▸ **DIRECTIONS FOR THIS TASK**: Will you output the entries below exactly, skipping every image they contain?

(Figure scripts)
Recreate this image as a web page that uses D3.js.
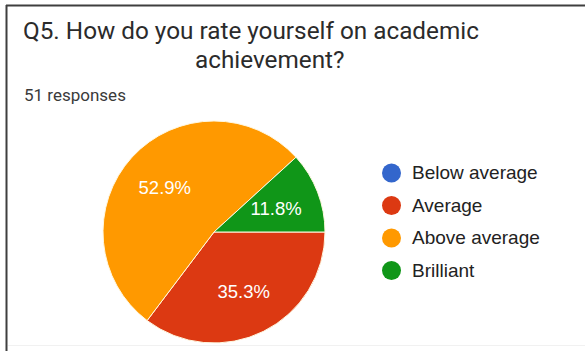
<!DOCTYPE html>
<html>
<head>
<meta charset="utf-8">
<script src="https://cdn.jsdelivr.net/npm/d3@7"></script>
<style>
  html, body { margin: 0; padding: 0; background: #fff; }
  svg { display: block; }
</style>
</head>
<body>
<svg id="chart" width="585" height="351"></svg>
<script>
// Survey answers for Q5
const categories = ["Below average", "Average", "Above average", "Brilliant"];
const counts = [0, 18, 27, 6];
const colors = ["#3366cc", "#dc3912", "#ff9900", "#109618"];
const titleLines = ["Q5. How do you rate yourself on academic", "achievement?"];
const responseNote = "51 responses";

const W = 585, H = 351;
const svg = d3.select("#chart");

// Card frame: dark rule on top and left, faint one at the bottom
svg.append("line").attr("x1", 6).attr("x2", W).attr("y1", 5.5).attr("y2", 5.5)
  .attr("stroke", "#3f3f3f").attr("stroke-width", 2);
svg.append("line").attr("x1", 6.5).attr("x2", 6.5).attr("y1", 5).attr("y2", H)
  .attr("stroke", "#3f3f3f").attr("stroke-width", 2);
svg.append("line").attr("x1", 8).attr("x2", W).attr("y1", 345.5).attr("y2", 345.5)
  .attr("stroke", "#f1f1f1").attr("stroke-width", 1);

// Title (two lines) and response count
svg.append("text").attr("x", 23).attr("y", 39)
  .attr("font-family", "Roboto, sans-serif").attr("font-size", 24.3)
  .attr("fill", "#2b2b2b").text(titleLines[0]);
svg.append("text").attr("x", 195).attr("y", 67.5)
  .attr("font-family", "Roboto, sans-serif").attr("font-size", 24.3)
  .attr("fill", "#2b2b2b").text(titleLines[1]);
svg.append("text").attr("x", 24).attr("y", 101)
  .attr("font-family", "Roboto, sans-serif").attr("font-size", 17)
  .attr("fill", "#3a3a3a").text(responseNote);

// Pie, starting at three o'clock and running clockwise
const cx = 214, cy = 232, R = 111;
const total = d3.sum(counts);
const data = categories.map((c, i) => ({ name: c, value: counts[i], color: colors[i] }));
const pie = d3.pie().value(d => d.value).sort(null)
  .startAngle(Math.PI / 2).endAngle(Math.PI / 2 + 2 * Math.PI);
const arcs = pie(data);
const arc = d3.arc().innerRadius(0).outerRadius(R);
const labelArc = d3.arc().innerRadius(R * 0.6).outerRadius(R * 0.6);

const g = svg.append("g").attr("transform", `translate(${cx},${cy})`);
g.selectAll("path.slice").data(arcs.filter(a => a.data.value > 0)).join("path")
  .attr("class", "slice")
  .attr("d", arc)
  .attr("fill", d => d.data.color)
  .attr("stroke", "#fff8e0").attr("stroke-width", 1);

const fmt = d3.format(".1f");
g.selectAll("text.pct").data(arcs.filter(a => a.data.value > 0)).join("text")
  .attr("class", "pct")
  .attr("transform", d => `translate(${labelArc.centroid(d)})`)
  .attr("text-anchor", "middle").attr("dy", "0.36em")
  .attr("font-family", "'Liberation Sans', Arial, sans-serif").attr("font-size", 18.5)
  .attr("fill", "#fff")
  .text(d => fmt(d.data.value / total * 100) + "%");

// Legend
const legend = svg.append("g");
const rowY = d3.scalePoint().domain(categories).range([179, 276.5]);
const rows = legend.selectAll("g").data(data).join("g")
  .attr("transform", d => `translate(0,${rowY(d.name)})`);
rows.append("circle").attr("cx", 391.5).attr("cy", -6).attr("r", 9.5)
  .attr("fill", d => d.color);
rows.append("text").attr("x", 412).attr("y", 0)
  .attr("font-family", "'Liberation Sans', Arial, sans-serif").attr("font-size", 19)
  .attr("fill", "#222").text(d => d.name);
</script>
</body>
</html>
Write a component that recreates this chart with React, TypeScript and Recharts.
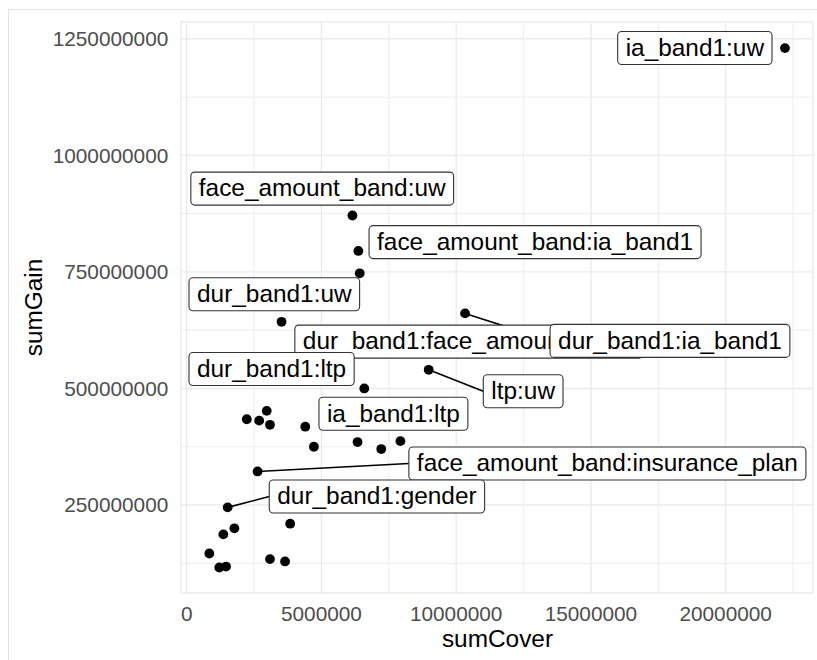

▸ **ANSWER**:
Recreate this image as a web page that uses D3.js.
<!DOCTYPE html>
<html>
<head>
<meta charset="utf-8">
<script src="https://cdn.jsdelivr.net/npm/d3@7"></script>
<style>
  html, body { margin: 0; padding: 0; background: #fff; }
  svg { display: block; }
</style>
</head>
<body>
<svg id="chart" width="585" height="351"></svg>
<script>
// Survey answers for Q5
const categories = ["Below average", "Average", "Above average", "Brilliant"];
const counts = [0, 18, 27, 6];
const colors = ["#3366cc", "#dc3912", "#ff9900", "#109618"];
const titleLines = ["Q5. How do you rate yourself on academic", "achievement?"];
const responseNote = "51 responses";

const W = 585, H = 351;
const svg = d3.select("#chart");

// Card frame: dark rule on top and left, faint one at the bottom
svg.append("line").attr("x1", 6).attr("x2", W).attr("y1", 5.5).attr("y2", 5.5)
  .attr("stroke", "#3f3f3f").attr("stroke-width", 2);
svg.append("line").attr("x1", 6.5).attr("x2", 6.5).attr("y1", 5).attr("y2", H)
  .attr("stroke", "#3f3f3f").attr("stroke-width", 2);
svg.append("line").attr("x1", 8).attr("x2", W).attr("y1", 345.5).attr("y2", 345.5)
  .attr("stroke", "#f1f1f1").attr("stroke-width", 1);

// Title (two lines) and response count
svg.append("text").attr("x", 23).attr("y", 39)
  .attr("font-family", "Roboto, sans-serif").attr("font-size", 24.3)
  .attr("fill", "#2b2b2b").text(titleLines[0]);
svg.append("text").attr("x", 195).attr("y", 67.5)
  .attr("font-family", "Roboto, sans-serif").attr("font-size", 24.3)
  .attr("fill", "#2b2b2b").text(titleLines[1]);
svg.append("text").attr("x", 24).attr("y", 101)
  .attr("font-family", "Roboto, sans-serif").attr("font-size", 17)
  .attr("fill", "#3a3a3a").text(responseNote);

// Pie, starting at three o'clock and running clockwise
const cx = 214, cy = 232, R = 111;
const total = d3.sum(counts);
const data = categories.map((c, i) => ({ name: c, value: counts[i], color: colors[i] }));
const pie = d3.pie().value(d => d.value).sort(null)
  .startAngle(Math.PI / 2).endAngle(Math.PI / 2 + 2 * Math.PI);
const arcs = pie(data);
const arc = d3.arc().innerRadius(0).outerRadius(R);
const labelArc = d3.arc().innerRadius(R * 0.6).outerRadius(R * 0.6);

const g = svg.append("g").attr("transform", `translate(${cx},${cy})`);
g.selectAll("path.slice").data(arcs.filter(a => a.data.value > 0)).join("path")
  .attr("class", "slice")
  .attr("d", arc)
  .attr("fill", d => d.data.color)
  .attr("stroke", "#fff8e0").attr("stroke-width", 1);

const fmt = d3.format(".1f");
g.selectAll("text.pct").data(arcs.filter(a => a.data.value > 0)).join("text")
  .attr("class", "pct")
  .attr("transform", d => `translate(${labelArc.centroid(d)})`)
  .attr("text-anchor", "middle").attr("dy", "0.36em")
  .attr("font-family", "'Liberation Sans', Arial, sans-serif").attr("font-size", 18.5)
  .attr("fill", "#fff")
  .text(d => fmt(d.data.value / total * 100) + "%");

// Legend
const legend = svg.append("g");
const rowY = d3.scalePoint().domain(categories).range([179, 276.5]);
const rows = legend.selectAll("g").data(data).join("g")
  .attr("transform", d => `translate(0,${rowY(d.name)})`);
rows.append("circle").attr("cx", 391.5).attr("cy", -6).attr("r", 9.5)
  .attr("fill", d => d.color);
rows.append("text").attr("x", 412).attr("y", 0)
  .attr("font-family", "'Liberation Sans', Arial, sans-serif").attr("font-size", 19)
  .attr("fill", "#222").text(d => d.name);
</script>
</body>
</html>
Write a component that recreates this chart with React, TypeScript and Recharts.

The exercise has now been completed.